YARGITAY KARARI
DAİRE : 5. Hukuk Dairesi
ESAS NO : 2021/378
KARAR NO : 2021/10193
KARAR TARİHİ : 23.09.2021
MAHKEMESİ :Asliye Hukuk Mahkemesi
Taraflar arasındaki 4650 sayılı Kanunla değişik 2942 sayılı Kamulaştırma Kanununun 10. maddesine dayanan kamulaştırma bedelinin tespiti ve kamulaştırılan taşınmazın davacı idare adına tescili davasından dolayı yapılan yargılama sonunda: Davanın kabulüne dair verilen yukarıda gün ve sayıları yazılı hükmün Yargıtay’ca incelenmesi, davacı idare vekilince verilen dilekçe ile istenilmiş olmakla, dosyadaki belgeler okunup uyuşmazlık anlaşıldıktan sonra gereği görüşülüp düşünüldü.
– K A R A R –
Dava, 4650 sayılı Kanunla değişik 2942 sayılı Kamulaştırma Kanununun 10. maddesine dayanan kamulaştırma bedelinin tespiti ve kamulaştırılan taşınmazın davacı idare adına tescili istemine ilişkindir.
Mahkemece uyulan bozma kararı gereğince inceleme ve işlem yapılarak hüküm kurulmuş; karar, davacı idare vekilince temyiz edilmiştir.

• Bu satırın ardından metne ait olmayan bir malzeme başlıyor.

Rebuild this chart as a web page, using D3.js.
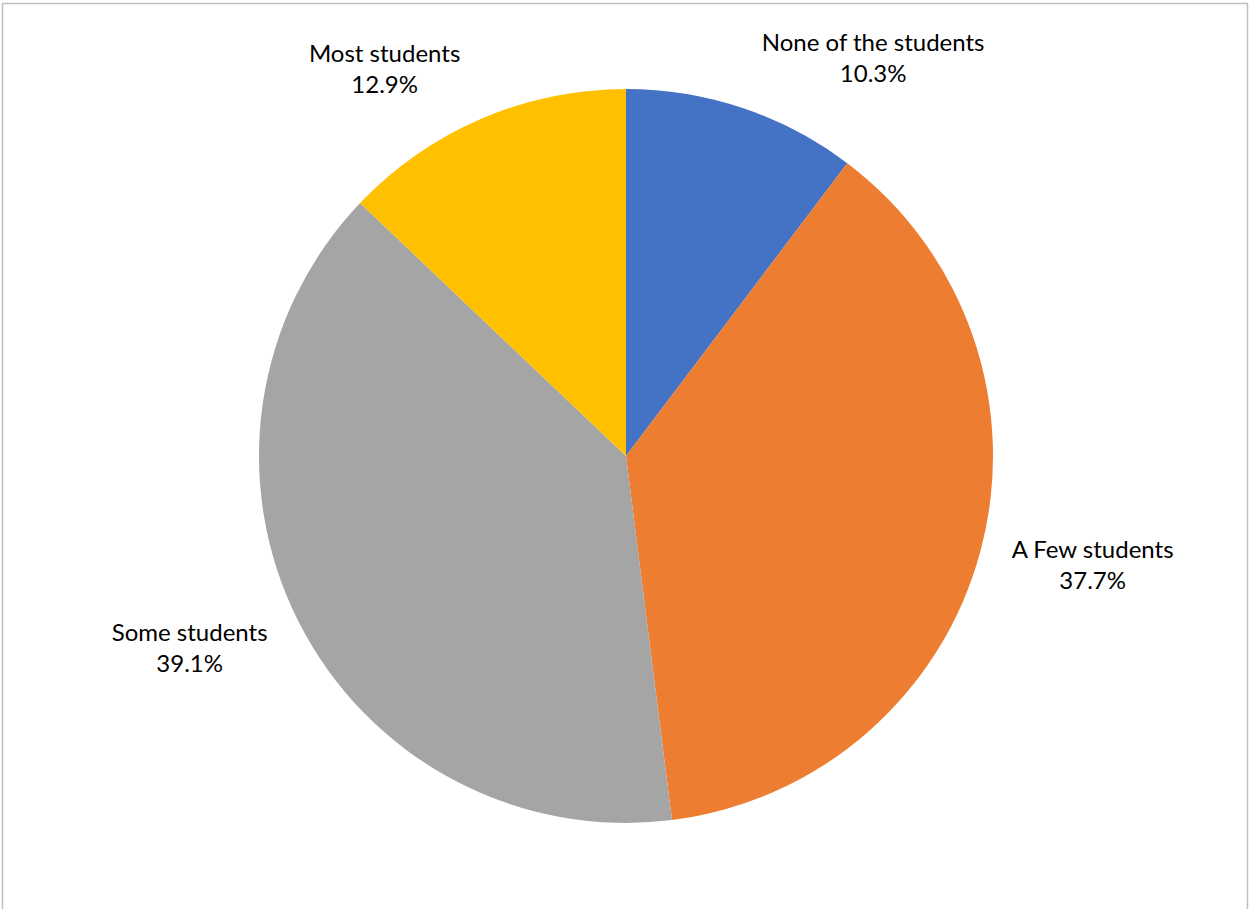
<!DOCTYPE html>
<html>
<head>
<meta charset="utf-8">
<script src="https://cdn.jsdelivr.net/npm/d3@7"></script>
<style>
    html, body { margin: 0; padding: 0; background: #fff; }
    svg text { font-family: Lato, "Open Sans", sans-serif; fill: #000; }
</style>
</head>
<body>
<div id="vis"></div>
<script>
// data
var categories = ['None of the students', 'A Few students', 'Some students', 'Most students'];
var shares = [10.3, 37.7, 39.1, 12.9];
var colors = ['#4472C4', '#ED7D31', '#A5A5A5', '#FFC000'];

// label layout (degrees added to slice mid-angle, distance from centre)
var labelShift = [13.8, -0.9, 2.2, -9.3];
var labelDist = [462, 481, 480, 449];

var width = 1250, height = 909;
var cx = 626, cy = 456, radius = 367;

var svg = d3.select('#vis')
    .append('svg')
        .attr('width', width)
        .attr('height', height);

// chart frame
svg.append('rect')
    .attr('x', 2.5)
    .attr('y', 3.5)
    .attr('width', 1245)
    .attr('height', 940)
    .attr('fill', 'none')
    .attr('stroke', '#BFBFBF')
    .attr('stroke-width', 1.5);

var g = svg.append('g')
    .attr('transform', 'translate(' + cx + ',' + cy + ')');

var pie = d3.pie()
    .sort(null)
    .value(function(d) { return d; });

var arc = d3.arc()
    .innerRadius(0)
    .outerRadius(radius);

var slices = pie(shares);

g.selectAll('.slice')
    .data(slices)
    .enter()
    .append('path')
        .attr('class', 'slice')
        .attr('d', arc)
        .attr('fill', function(d, i) { return colors[i]; });

var labels = g.selectAll('.label')
    .data(slices)
    .enter()
    .append('text')
        .attr('class', 'label')
        .attr('text-anchor', 'middle')
        .attr('font-size', 24)
        .attr('transform', function(d, i) {
            var a = (d.startAngle + d.endAngle) / 2 + labelShift[i] * Math.PI / 180;
            var x = Math.sin(a) * labelDist[i];
            var y = -Math.cos(a) * labelDist[i];
            return 'translate(' + x + ',' + y + ')';
        });

labels.append('tspan')
    .attr('x', 0)
    .attr('y', -15)
    .text(function(d, i) { return categories[i]; });

labels.append('tspan')
    .attr('x', 0)
    .attr('y', 16)
    .text(function(d) { return d.value.toFixed(1) + '%'; });
</script>
</body>
</html>
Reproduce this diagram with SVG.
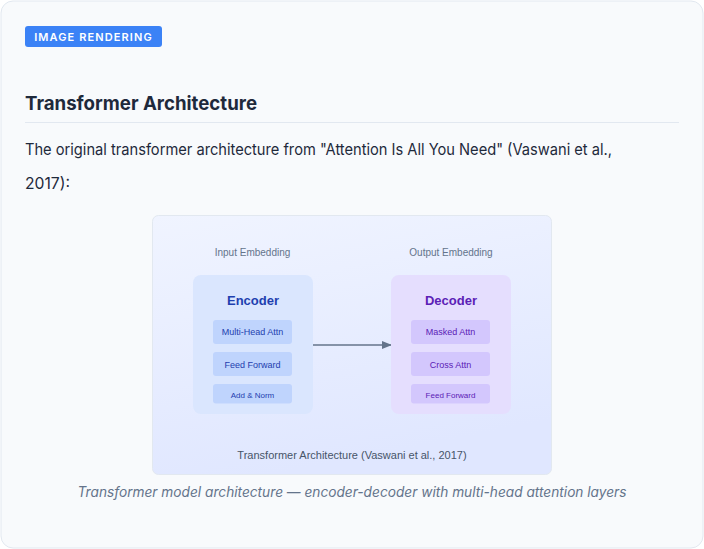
<svg xmlns="http://www.w3.org/2000/svg" width="704" height="549" viewBox="0 0 704 549">
<defs>
<linearGradient id="bg" x1="0" y1="0" x2="0.3" y2="1">
<stop offset="0" stop-color="#f0f4ff"/>
<stop offset="1" stop-color="#e0e7ff"/>
</linearGradient>
<marker id="arr" markerWidth="10" markerHeight="8" refX="9" refY="4" orient="auto" markerUnits="userSpaceOnUse">
<path d="M0,0 L10,4 L0,8 Z" fill="#64748b"/>
</marker>
</defs>
<style>
text{font-family:Inter,"Liberation Sans",sans-serif}
.d{font-family:"Liberation Sans",Arial,sans-serif}
.emb{font-size:10px;fill:#64748b;text-anchor:middle}
.enc{fill:#dae6fe}
.encs{fill:#bfd4fd}
.enct{fill:#1e40af;text-anchor:middle}
.dec{fill:#e5defe}
.decs{fill:#d3c7fd}
.dect{fill:#5b21b6;text-anchor:middle}
.h{font-size:13px;font-weight:700}
.s{font-size:9px}
.s2{font-size:8px}
</style>
<rect x="1" y="1" width="702" height="547" rx="12" fill="#f8fafc" stroke="#e2e8f0"/>
<g id="badge">
<rect x="25" y="26" width="137" height="21" rx="3" fill="#3b82f6"/>
<text x="93.5" y="41" font-size="11" font-weight="600" fill="#ffffff" text-anchor="middle" letter-spacing="1.1">IMAGE RENDERING</text>
</g>
<text x="25" y="110" font-size="19" font-weight="700" fill="#1e293b" textLength="232" lengthAdjust="spacingAndGlyphs">Transformer Architecture</text>
<line x1="25" y1="122.5" x2="679" y2="122.5" stroke="#e2e8f0"/>
<text x="25" y="155" font-size="16" fill="#1e293b" textLength="587" lengthAdjust="spacingAndGlyphs">The original transformer architecture from "Attention Is All You Need" (Vaswani et al.,</text>
<text x="25" y="189" font-size="16" fill="#1e293b" textLength="45" lengthAdjust="spacingAndGlyphs">2017):</text>
<rect x="152.5" y="215.5" width="399" height="259" rx="6" fill="url(#bg)" stroke="#e2e8f0"/>
<text class="d emb" x="252.5" y="256">Input Embedding</text>
<text class="d emb" x="451" y="256">Output Embedding</text>
<g id="connectors">
<line x1="313" y1="345" x2="391" y2="345" stroke="#64748b" stroke-width="1.5" marker-end="url(#arr)"/>
</g>
<g id="encoder">
<rect class="enc" x="193" y="275" width="120" height="139" rx="8"/>
<text class="d enct h" x="253" y="305">Encoder</text>
<rect class="encs" x="213" y="320" width="79" height="24" rx="3"/>
<text class="d enct s" x="252.5" y="335">Multi-Head Attn</text>
<rect class="encs" x="213" y="352" width="79" height="24" rx="3"/>
<text class="d enct s" x="252.5" y="368">Feed Forward</text>
<rect class="encs" x="213" y="384" width="79" height="19.5" rx="3"/>
<text class="d enct s2" x="252.5" y="398">Add &amp; Norm</text>
</g>
<g id="decoder">
<rect class="dec" x="391" y="275" width="120" height="139" rx="8"/>
<text class="d dect h" x="451" y="305">Decoder</text>
<rect class="decs" x="411" y="320" width="79" height="24" rx="3"/>
<text class="d dect s" x="450.5" y="335">Masked Attn</text>
<rect class="decs" x="411" y="352" width="79" height="24" rx="3"/>
<text class="d dect s" x="450.5" y="368">Cross Attn</text>
<rect class="decs" x="411" y="384" width="79" height="19.5" rx="3"/>
<text class="d dect s2" x="450.5" y="398">Feed Forward</text>
</g>
<text class="d" x="352" y="459" font-size="11" fill="#475569" text-anchor="middle">Transformer Architecture (Vaswani et al., 2017)</text>
<text x="352" y="497" font-size="14" font-style="italic" fill="#64748b" text-anchor="middle" textLength="549" lengthAdjust="spacingAndGlyphs">Transformer model architecture — encoder-decoder with multi-head attention layers</text>
</svg>
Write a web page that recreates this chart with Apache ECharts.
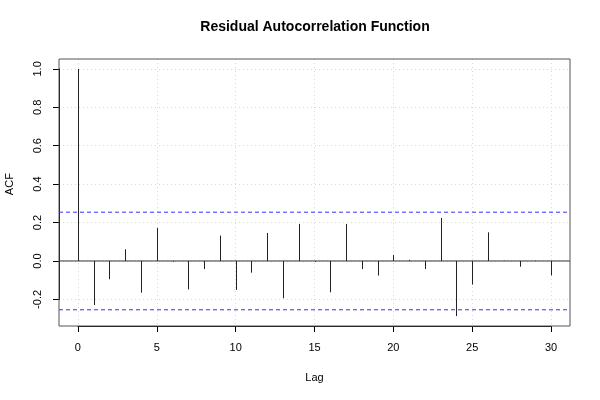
<!DOCTYPE html>
<html>
<head>
<meta charset="utf-8">
<script src="https://cdn.jsdelivr.net/npm/echarts@6/dist/echarts.min.js"></script>
<style>
html,body{margin:0;padding:0;background:#fff;}
#chart{width:600px;height:400px;}
</style>
</head>
<body>
<div id="chart"></div>
<script>
// ---- data ----
var lags = [0,1,2,3,4,5,6,7,8,9,10,11,12,13,14,15,16,17,18,19,20,21,22,23,24,25,26,27,28,29,30];
var acfValues = [1.000,-0.229,-0.095,0.061,-0.165,0.172,-0.004,-0.148,-0.042,0.132,-0.151,-0.061,0.146,-0.194,0.193,-0.005,-0.163,0.193,-0.042,-0.076,0.031,0.006,-0.042,0.224,-0.287,-0.123,0.149,0.002,-0.030,0.002,-0.075];
var confLimit = 0.254;
var xTicks = [0,5,10,15,20,25,30];
var yTicks = [-0.2,0.0,0.2,0.4,0.6,0.8,1.0];
var titleText = 'Residual Autocorrelation Function';
var xLabel = 'Lag';
var yLabel = 'ACF';

// ---- layout (R-style 4% axis extension) ----
var FONT = '"Liberation Sans", Arial, Helvetica, sans-serif';
var box = {left:59, right:570, top:59, bottom:326};
var xMin = xTicks[0], xMax = xTicks[xTicks.length-1];
var xPad = (xMax - xMin) * 0.04;
var xLo = xMin - xPad, xHi = xMax + xPad;
var dMin = Math.min.apply(null, acfValues.concat([-confLimit]));
var dMax = Math.max.apply(null, acfValues.concat([confLimit]));
var yPad = (dMax - dMin) * 0.04;
var yLo = dMin - yPad, yHi = dMax + yPad;
function px(v){ return box.left + (v - xLo) / (xHi - xLo) * (box.right - box.left); }
function py(v){ return box.top + (yHi - v) / (yHi - yLo) * (box.bottom - box.top); }

var data = lags.map(function(l, i){ return [l, acfValues[i]]; });
function hline(y){ return [[xLo, y], [xHi, y]]; }

var chart = echarts.init(document.getElementById('chart'), null, {renderer:'canvas'});
chart.setOption({
  animation: false,
  backgroundColor: '#fff',
  textStyle: {fontFamily: FONT},
  title: {
    text: titleText, left: 310, top: 15, textAlign: 'center',
    textStyle: {fontFamily: FONT, fontSize: 14, fontWeight: 'bold', color: '#000'}
  },
  grid: [
    {left: box.left, right: 600 - box.right, top: box.top, bottom: 400 - box.bottom, show: true, borderColor: '#555', borderWidth: 1, backgroundColor: 'transparent', z: 3, containLabel: false, outerBoundsMode: 'none'},
    {left: px(xMin), right: 600 - px(xMax), top: box.top, bottom: 400 - box.bottom, show: false, containLabel: false, outerBoundsMode: 'none'},
    {left: box.left, right: 600 - box.right, top: py(yTicks[yTicks.length-1]), bottom: 400 - py(yTicks[0]), show: false, containLabel: false, outerBoundsMode: 'none'}
  ],
  xAxis: [
    {gridIndex: 0, type: 'value', min: xLo, max: xHi, show: false},
    {gridIndex: 1, type: 'value', min: xMin, max: xMax, interval: 5, position: 'bottom',
     axisLine: {show: true, onZero: false, lineStyle: {color: '#000', width: 1}},
     axisTick: {show: true, inside: false, length: 6, lineStyle: {color: '#000'}},
     axisLabel: {show: true, margin: 16, fontSize: 11, color: '#000', fontFamily: FONT},
     splitLine: {show: true, lineStyle: {color: '#d9d9d9', type: [1,3], width: 1}},
     name: xLabel, nameLocation: 'middle', nameGap: 46,
     nameTextStyle: {fontSize: 11, color: '#000', fontFamily: FONT}},
    {gridIndex: 2, type: 'value', min: xLo, max: xHi, show: false}
  ],
  yAxis: [
    {gridIndex: 0, type: 'value', min: yLo, max: yHi, show: false},
    {gridIndex: 1, type: 'value', min: yLo, max: yHi, show: false},
    {gridIndex: 2, type: 'value', min: yTicks[0], max: yTicks[yTicks.length-1], interval: 0.2, position: 'left',
     axisLine: {show: true, onZero: false, lineStyle: {color: '#000', width: 1}},
     axisTick: {show: true, inside: false, length: 6, lineStyle: {color: '#000'}},
     axisLabel: {show: true, rotate: 90, margin: 16, fontSize: 11, color: '#000', fontFamily: FONT,
       formatter: function(v){ return v.toFixed(1); }},
     splitLine: {show: true, lineStyle: {color: '#d9d9d9', type: [1,3], width: 1}},
     name: yLabel, nameLocation: 'middle', nameGap: 44, nameRotate: 90,
     nameTextStyle: {fontSize: 11, color: '#000', fontFamily: FONT}}
  ],
  series: [
    {type: 'line', xAxisIndex: 0, yAxisIndex: 0, data: hline(confLimit), symbol: 'none', silent: true, z: 4,
     lineStyle: {color: '#3333ff', type: [4,3], width: 1}, itemStyle: {color: '#3333ff'}},
    {type: 'line', xAxisIndex: 0, yAxisIndex: 0, data: hline(-confLimit), symbol: 'none', silent: true, z: 4,
     lineStyle: {color: '#3333ff', type: [4,3], width: 1}, itemStyle: {color: '#3333ff'}},
    {type: 'line', xAxisIndex: 0, yAxisIndex: 0, data: hline(0), symbol: 'none', silent: true, z: 4,
     lineStyle: {color: '#333', type: 'solid', width: 1}, itemStyle: {color: '#333'}},
    {
    type: 'custom',
    xAxisIndex: 0, yAxisIndex: 0,
    clip: false,
    data: data,
    z: 5,
    renderItem: function(params, api){
      var p0 = api.coord([api.value(0), 0]);
      var p1 = api.coord([api.value(0), api.value(1)]);
      var x = Math.round(p0[0]) + 0.5;
      return {type: 'line', shape: {x1: x, y1: p0[1], x2: x, y2: p1[1]},
              style: {stroke: '#222', lineWidth: 1}};
    }
  }]
});
</script>
</body>
</html>
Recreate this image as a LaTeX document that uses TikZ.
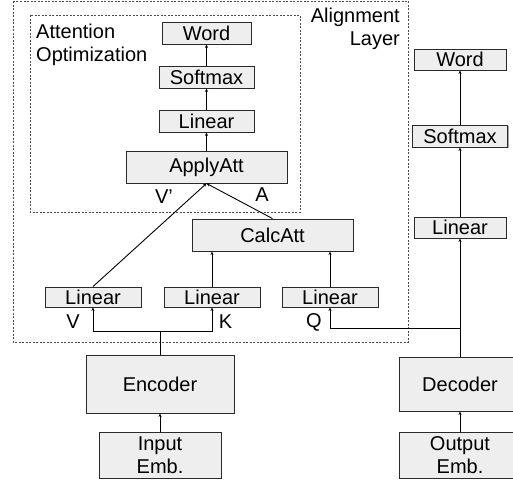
\documentclass[tikz,border=0pt]{standalone}
\usepackage{fontspec}
\setmainfont{Liberation Sans}
\usetikzlibrary{arrows.meta,shadows}
\definecolor{boxfill}{HTML}{EEEEEE}
\definecolor{boxline}{HTML}{2A2A2A}
\begin{document}
\begin{tikzpicture}[x=1pt,y=-1pt,
  font=\fontsize{20}{23}\selectfont,
  blk/.style={draw=boxline,fill=boxfill,line width=0.9pt,inner sep=0pt,
    drop shadow={shadow xshift=1pt,shadow yshift=-1pt,opacity=0.35,fill=black}},
  conn/.style={line width=0.9pt,draw=black},
  arr/.style={conn,-{Stealth[length=3.5pt,width=3pt]}},
  dbox/.style={draw=black!70,line width=0.9pt,dash pattern=on 2pt off 1.5pt},
  lbl/.style={inner sep=0pt}]
\clip (0,0) rectangle (513,479);
% dashed frames
\draw[dbox] (13,1) rectangle (408,342);
\draw[dbox] (30,15) rectangle (300,212);
\node[lbl,anchor=north west,align=left] (attn) at (36,24) {Attention\\Optimization};
\node[lbl,anchor=north east,align=right] (align) at (400,8) {Alignment\\Layer};
% left stack
\node[blk,minimum width=89,minimum height=22] (wordL) at (206.5,33) {Word};
\node[blk,minimum width=95,minimum height=22] (softL) at (206.5,77) {Softmax};
\node[blk,minimum width=95,minimum height=22] (linL) at (206.5,121) {Linear};
\node[blk,minimum width=161,minimum height=32] (apply) at (206.5,167) {ApplyAtt};
\node[blk,minimum width=161,minimum height=32] (calc) at (272.5,235) {CalcAtt};
\node[blk,minimum width=96,minimum height=20] (linV) at (93,297) {Linear};
\node[blk,minimum width=96,minimum height=20] (linK) at (212,297) {Linear};
\node[blk,minimum width=96,minimum height=20] (linQ) at (330,297) {Linear};
% right stack
\node[blk,minimum width=92,minimum height=21] (wordR) at (460,59.5) {Word};
\node[blk,minimum width=95,minimum height=22] (softR) at (460,136) {Softmax};
\node[blk,minimum width=92,minimum height=21] (linR) at (460,227.5) {Linear};
% encoder / decoder
\node[blk,minimum width=148,minimum height=58] (enc) at (160,384) {Encoder};
\node[blk,minimum width=122,minimum height=46,align=center] (inp) at (160,455) {Input\\Emb.};
\node[blk,minimum width=122,minimum height=54] (dec) at (460,384) {Decoder};
\node[blk,minimum width=122,minimum height=46,align=center] (outp) at (460,455) {Output\\Emb.};
% labels
\node[lbl] (lVp) at (164,197) {V'};
\node[lbl] (lA) at (262,195) {A};
\node[lbl] (lV) at (73,322) {V};
\node[lbl] (lK) at (225.5,322) {K};
\node[lbl] (lQ) at (314,322) {Q};
% junction coordinates
\coordinate (encJ) at (160,331);
\coordinate (vJ) at (93,331);
\coordinate (kJ) at (212,331);
\coordinate (decJ) at (460,328);
\coordinate (qJ) at (330,328);
% connectors
\draw[arr] (inp) -- (enc);
\draw[arr] (outp) -- (dec);
\draw[conn] (enc.north) -- (encJ);
\draw[arr] (kJ) -- (vJ) -- (linV.south);
\draw[arr] (vJ) -- (kJ) -- (linK.south);
\draw[arr] (dec.north) -- (linR.south);
\draw[arr] (decJ) -- (qJ) -- (linQ.south);
\draw[arr] (linR) -- (softR);
\draw[arr] (softR) -- (wordR);
\draw[arr] (linQ.north) -- (linQ.north |- calc.south);
\draw[arr] (linK.north) -- (linK.north |- calc.south);
\draw[arr] (linV.north) -- (apply.south);
\draw[arr] (calc.north) -- (apply.south);
\draw[arr] (apply) -- (linL);
\draw[arr] (linL) -- (softL);
\draw[arr] (softL) -- (wordL);
\end{tikzpicture}
\end{document}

Dosyadaki bilgi ve belgelere göre; bozma ilamına uyularak yapılan inceleme sonucunda davanın kabulüne karar verilmesinde bir isabetsizlik görülmemiştir. Ancak;
1-Dosya kapsamındaki veraset ilamlarına göre tapu maliki muris … mirasçısı olmayan … ve …’nın adlarının karar başlığında davalılar arasında gösterilmesi,
Doğru olmadığı gibi,
2-Anayasa Mahkemesinin 27/11/2020 gün 31317 sayılı Resmi Gazetede yayımlanan 16/07/2020 tarih 2018/104 Esas, 2020/39 Karar sayılı kararı ile 7139 sayılı Kanunla Değişik Kamulaştırma Kanunun 10/8. fıkrasının dördüncü cümlesi; “idarenin kıymet takdir komisyonunca tespit edilen bedelden az olması durumunda hâkim tarafından tespit edilen bedel, fazla olması durumunda idarenin kıymet takdir komisyonunca tespit ettiği bedel, peşin ve nakit olarak hak sahibi adına, kalanı ise bedele ilişkin kararın kesinleşmesine kadar üçer aylık vadeli hesapta nemalandırılmak ve kesinleşen karara göre hak sahibine verilmek üzere” bölümü ile yedinci cümlesinde yer alan “idarenin kıymet takdir komisyonunca tespit ettiği bedelden fazla olması halinde fazla olan tutarın bloke edildiğine” ibaresinin Anayasa’ya aykırı olduğu ve iptal edildiği nazara alınarak kamulaştırma bedeline dava tarihinden 4 ay sonrasından başlayarak Dairemiz karar tarihine kadar yasal faiz işletilmesi ve derhal ödenmesi gerektiğinden,
a) Gerekçeli karar başlığında “davalılar” kısmından 9. sırada yer alan (…) ve 13. sırada yer alan (…) adlarının ve yanlarındaki kimlik numaraları ile adres bilgilerinin çıkarılmasına, davalı sıra numaralarının buna göre teselsül ettirilmesine,
b) Gerekçeli kararın hüküm fıkrasının 3. bendinde yer alan (üçer aylık vadeli hesaba yatırılarak nemalandırılması amacıyla Ziraat Bankası Maden Şubesine müzekkere yazılmasına, aynı zamanda bu bedelin kararın kesinleşme tarihine kadar bloke altına alınmasına, karar kesinleştiğinde talep halinde davalı tarafa hisseleri oranında ödenmesine,) cümlesinin hükümden çıkartılmasına, yerine (üçer aylık vadeli hesapta biriken neması ile birlikte davalı tarafa derhal ödenmesine, bu hususta ilgili bankaya müzekkere yazılmasına,) cümlesinin yazılmasına,
c) Gerekçeli kararın 4. bendinden (kararın kesinleşme tarihine kadar yasal faiz yürütülmesine) kelimelerinin çıkarılmasına, yerine (Yargıtay 5. Hukuk Dairesinin ilam tarihi olan 23/09/2021 tarihine kadar yasal faiz işletilmesine) cümlesinin yazılmasına,
Hükmün böylece DÜZELTİLEREK ONANMASINA, 23/09/2021 gününde oybirliğiyle karar verildi.